Suspensions of certified financial planners and qualified associate financial planners were down slightly last year while bans were up, according to FP Canada’s 2021–22 annual report released Thursday.
As part of the report, FP Canada’s enforcement division, the Standards Council, detailed its 2021 enforcement activity.
In investigated cases of misconduct during the year, the top allegation against financial planners was related to putting clients first (about 14% of allegations), followed by integrity and diligence (both about 12%), the Standards Council said.
Among disciplinary hearings, about 45% resulted in suspensions; about 36% in permanent bans or revocations; and about 18% in temporary or permanent bans because of non-cooperation.
The respective figures for 2020 were 50% (suspensions), 0% (revocations) and 0% (non-cooperation). Additional outcomes that year were temporary bans (33%) and letters of reprimand (16%).
In the the latest report, misconduct resulting in suspensions or bans included making unsuitable recommendations, misrepresenting client instructions, and implementing inappropriate strategies for a client’s circumstances.
In “many instances” of hearing panel decisions, the Standards Council said, financial planners were ordered to take continuing education courses in such areas as ethics, financial planning and practice management. In one case, the hearing panel ordered completion of a course on the financial well-being of aging investors at the financial planner’s expense, it said.
The Standards Council also noted that hearing panels consistently deny requests to adjourn a hearing pending the outcome of a related regulatory proceeding.
An FP Canada hearing panel “is an independent body and need not wait for the outcome of other proceedings in order to proceed,” the report said. “The focus of the Standards Council is on whether the [financial planner] breached the FP Canada Standards Council Standards of Professional Responsibility.”
The Standards Council report also highlighted enforcement updates, including the publication on the FP Canada website of statements of allegations regarding misconduct referred to hearing panels, and hearing panel decisions and reasons.
And it noted two tech-related conduct rules that came into effect in July 2021: financial planners must understand the methodologies of the tech tools they use for planning and recommendations as well as validate any data generated, and they must document and communicate to clients the assumptions used and the rationale.

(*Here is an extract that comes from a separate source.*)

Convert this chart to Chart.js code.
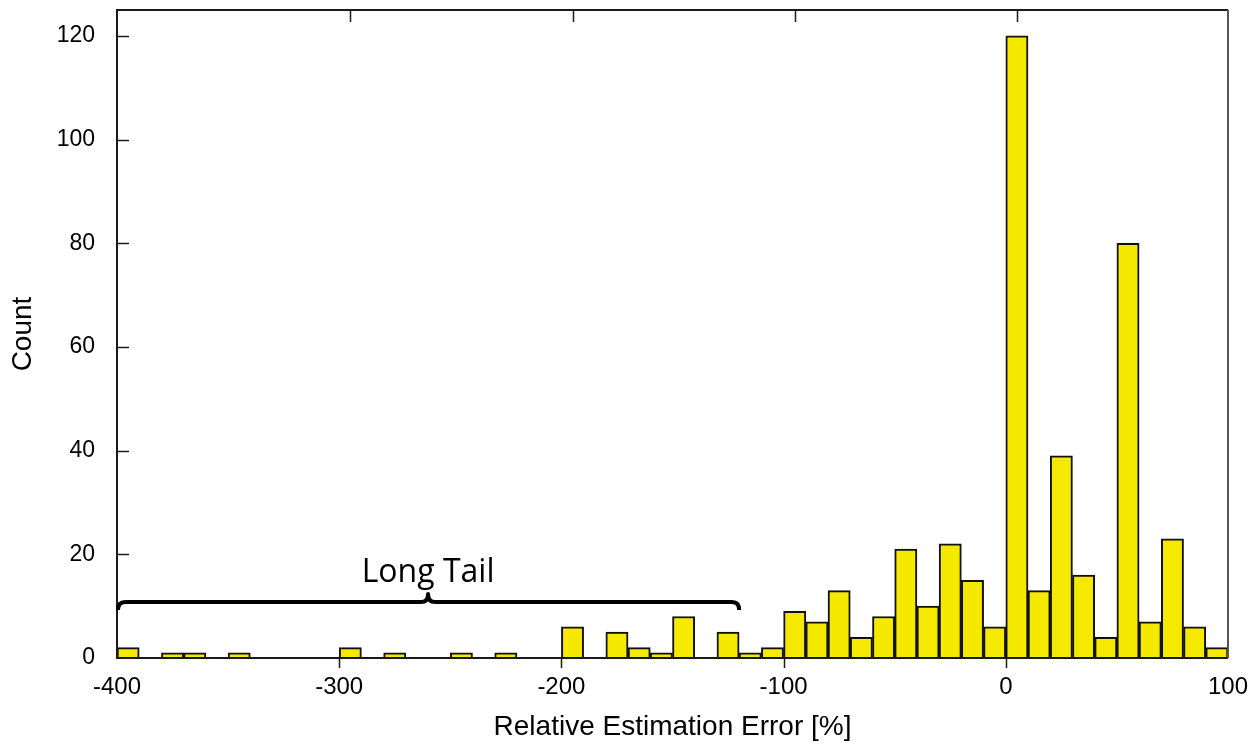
<!DOCTYPE html>
<html>
<head>
<meta charset="utf-8">
<script src="https://cdn.jsdelivr.net/npm/chart.js@4/dist/chart.umd.min.js"></script>
<style>
  html, body { margin: 0; padding: 0; background: #fff; }
  #wrap { width: 1251px; height: 744px; }
</style>
</head>
<body>
<div id="wrap"><canvas id="histChart" width="1251" height="744"></canvas></div>
<script>
// ===== DATOS =====
// inicio de cada bin (ancho 10 %)
const binStarts = [
  -400, -390, -380, -370, -360, -350, -340, -330, -320, -310,
  -300, -290, -280, -270, -260, -250, -240, -230, -220, -210,
  -200, -190, -180, -170, -160, -150, -140, -130, -120, -110,
  -100, -90, -80, -70, -60, -50, -40, -30, -20, -10,
  0, 10, 20, 30, 40, 50, 60, 70, 80, 90
];
const binWidth = 10;
const counts = [
  2, 0, 1, 1, 0, 1, 0, 0, 0, 0,
  2, 0, 1, 0, 0, 1, 0, 1, 0, 0,
  6, 0, 5, 2, 1, 8, 0, 5, 1, 2,
  9, 7, 13, 4, 8, 21, 10, 22, 15, 6,
  120, 13, 39, 16, 4, 80, 7, 23, 6, 2
];
const xTickValues = [-400, -300, -200, -100, 0, 100];
const xTopTickValues = [-295, -195, -95, 5];
const yTickValues = [0, 20, 40, 60, 80, 100, 120];
const xTitle = 'Relative Estimation Error [%]';
const yTitle = 'Count';

// anotación "Long Tail"
const tailFrom = -400;
const tailTo = -120;
const tailLevel = 10.8;
const tailLabel = 'Long Tail';

// ===== PLUGIN: marco, ticks y llave =====
const frameAndBrace = {
  id: 'frameAndBrace',
  afterDatasetsDraw: function(chart) {
    const ctx = chart.ctx;
    const area = chart.chartArea;
    const xs = chart.scales.x;
    const ys = chart.scales.y;

    ctx.save();
    ctx.lineCap = 'butt';

    // marco
    ctx.strokeStyle = '#1a1a1a';
    ctx.lineWidth = 2;
    ctx.beginPath();
    ctx.moveTo(area.right, area.top);
    ctx.lineTo(area.left, area.top);
    ctx.lineTo(area.left, area.bottom);
    ctx.lineTo(area.right, area.bottom);
    ctx.stroke();
    ctx.strokeStyle = '#555';
    ctx.beginPath();
    ctx.moveTo(area.right, area.top);
    ctx.lineTo(area.right, area.bottom);
    ctx.stroke();

    // ticks izquierda (hacia dentro)
    ctx.strokeStyle = '#1a1a1a';
    ctx.lineWidth = 1.5;
    yTickValues.forEach(function(v) {
      if (v === 0) return;
      const py = Math.round(ys.getPixelForValue(v)) + 0.5;
      ctx.beginPath();
      ctx.moveTo(area.left, py);
      ctx.lineTo(area.left + 12, py);
      ctx.stroke();
    });

    // ticks abajo (hacia fuera)
    xTickValues.forEach(function(v) {
      if (v === xTickValues[0] || v === xTickValues[xTickValues.length - 1]) return;
      const px = Math.round(xs.getPixelForValue(v)) + 0.5;
      ctx.beginPath();
      ctx.moveTo(px, area.bottom);
      ctx.lineTo(px, area.bottom + 10);
      ctx.stroke();
    });

    // ticks arriba (hacia dentro)
    xTopTickValues.forEach(function(v) {
      const px = Math.round(xs.getPixelForValue(v)) + 0.5;
      ctx.beginPath();
      ctx.moveTo(px, area.top);
      ctx.lineTo(px, area.top + 12);
      ctx.stroke();
    });

    // llave
    const x0 = xs.getPixelForValue(tailFrom);
    const x1 = xs.getPixelForValue(tailTo);
    const xm = (x0 + x1) / 2;
    const yl = ys.getPixelForValue(tailLevel);
    const r = 7;
    ctx.strokeStyle = '#000';
    ctx.lineWidth = 4;
    ctx.lineJoin = 'round';
    ctx.beginPath();
    ctx.moveTo(x0 + 1, yl + 8);
    ctx.quadraticCurveTo(x0 + 1, yl, x0 + 1 + r, yl);
    ctx.lineTo(xm - r, yl);
    ctx.quadraticCurveTo(xm, yl, xm, yl - 8);
    ctx.quadraticCurveTo(xm, yl, xm + r, yl);
    ctx.lineTo(x1 - r, yl);
    ctx.quadraticCurveTo(x1, yl, x1, yl + 8);
    ctx.stroke();

    ctx.fillStyle = '#000';
    ctx.font = '32px "Open Sans", sans-serif';
    ctx.textAlign = 'center';
    ctx.textBaseline = 'alphabetic';
    ctx.fillText(tailLabel, xm, yl - 20);

    ctx.restore();
  }
};

// ===== GRÁFICO =====
const chartData = binStarts.map(function(start, i) {
  return { x: start + binWidth / 2, y: counts[i] };
});

new Chart(document.getElementById('histChart'), {
  type: 'bar',
  data: {
    datasets: [{
      data: chartData,
      backgroundColor: '#f6e900',
      borderColor: '#111',
      borderWidth: 2,
      barPercentage: 1,
      categoryPercentage: 1,
    }],
  },
  options: {
    responsive: false,
    animation: false,
    events: [],
    layout: { padding: { top: 10, right: 23, left: 0, bottom: 0 } },
    plugins: { legend: { display: false }, tooltip: { enabled: false } },
    scales: {
      x: {
        type: 'linear',
        offset: false,
        min: -400,
        max: 100,
        grid: { display: false },
        border: { display: false },
        afterBuildTicks: function(scale) {
          scale.ticks = xTickValues.map(function(v) { return { value: v }; });
        },
        afterFit: function(scale) {
          scale.height = 86;
          scale.paddingLeft = 0;
          scale.paddingRight = 0;
        },
        ticks: {
          autoSkip: false,
          maxRotation: 0,
          padding: 7,
          color: '#000',
          font: { family: '"Liberation Sans", Arial, sans-serif', size: 24 },
        },
        title: {
          display: true,
          text: xTitle,
          color: '#000',
          padding: { top: 0, bottom: 0 },
          font: { family: '"Liberation Sans", Arial, sans-serif', size: 28 },
        },
      },
      y: {
        min: 0,
        max: 125,
        grid: { display: false },
        border: { display: false },
        afterBuildTicks: function(scale) {
          scale.ticks = yTickValues.map(function(v) { return { value: v }; });
        },
        afterFit: function(scale) {
          scale.width = 117;
          scale.paddingTop = 0;
          scale.paddingBottom = 0;
        },
        ticks: {
          padding: 14,
          color: '#000',
          font: { family: '"Liberation Sans", Arial, sans-serif', size: 23 },
        },
        title: {
          display: true,
          text: yTitle,
          color: '#000',
          padding: { top: 6, bottom: 0 },
          font: { family: '"Liberation Sans", Arial, sans-serif', size: 28 },
        },
      },
    },
  },
  plugins: [frameAndBrace],
});
</script>
</body>
</html>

FP Canada reported 1,532 new planner certifications in its 2021–22 report, and noted initiatives such as its strategic plan driven by a vision of financial wellness for all Canadians, new resources for planners, the launch of the QAFP Certification to CFP Certification Bridge Program, and Ontario’s proclamation of title protection for “financial planner.”
“I am glad to report a successful year for FP Canada, with significant progress in several key areas,” said Tashia Batstone, FP Canada’s president and CEO, in a release. “In particular, FP Canada has championed title protection legislation to strengthen consumer protection for many years, and we are very pleased to see it now in place in Ontario, with other provinces working on similar legislation.”